Revenue formulas include average revenue per unit (ARPU), monthly recurring revenue (MRR), and annual recurring revenue (ARR).
What is Profit?
Profit, referred to as net income on the income statement, is the amount of income that remains after accounting for all expenses, debts, additional income streams, and operating costs. Gross profit is revenue minus the cost of goods sold (COGS), which are the direct costs attributable to the production of the goods sold. Operating profit is gross profit minus all other fixed and variable expenses associated with operating the business.
What is the difference between Gross Profit and Net Profit?
Gross profit is revenue minus the cost of goods sold (COGS), while net profit is the money a business keeps after deducting all expenses from revenue.
How do you calculate Revenue?
To calculate net revenue, companies must gather all revenue sources and factor in all appropriate items that directly reduce gross revenue such as returns.

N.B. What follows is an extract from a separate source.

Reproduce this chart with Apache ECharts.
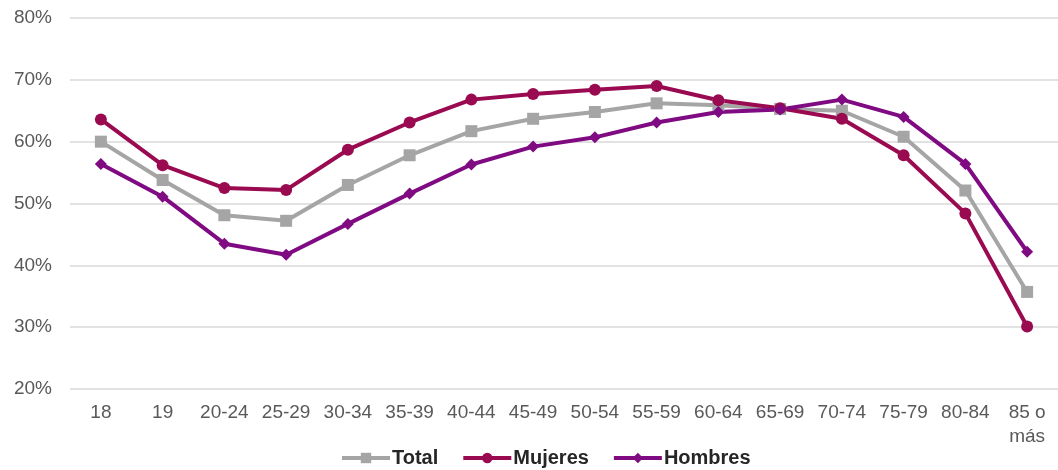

Gross revenue is the total amount of income generated by the sale of goods or services, while net revenue deducts discounts and returns.
How do you calculate Profit?
The formula for calculating net income (net profit) is: Net Profit = (Net) Revenue - Cost of Goods Sold - Operating Expenses - Interest Expenses - Taxes. The steps include: 1) Calculate Net Revenue, 2) Calculate Cost of Goods Sold (COGS), 3) Calculate Gross Profit, 4) Calculate Operating Expenses, 5) Calculate Operating Profit, 6) Calculate Interest and Taxes, and 7) Calculate Net Profit.
What factors impact Revenue?
Factors that may impact the revenue a company is able to generate include demand for the company's products or services, pricing, competition, general economic conditions, and seasonality.
What factors impact Profit?
In addition to the factors impacting revenue, profit is also affected by the company's costs and expenses, including the cost of goods sold (COGS), operating expenses such as rent, utilities, and payroll, interest expenses, and taxes.
What are the key differences between Revenue and Profit?
The key differences are: 1) Revenue is the money a business earns from operations, while profit is the money left over after expenses are deducted. 2) Revenue is reported near the top of the income statement, while profit is reported further down. 3) Companies rely more heavily on revenue projections when setting expectations, while they focus more on profit when allocating future capital. 4) Revenue is generally less susceptible to bookkeeping variations and is a purer number, while profit may rely more on management projections.
Which metric, Revenue or Profit, matters more?
The relative importance of revenue and profit can vary depending on a company's stage of growth and strategic priorities. Early-stage, high-growth companies may prioritize revenue growth to capture market share, even at the expense of immediate profitability. Established companies, on the other hand, tend to focus more on optimizing profitability through cost control and operational efficiency. A balanced approach considering both revenue and profit is ideal for long-term success.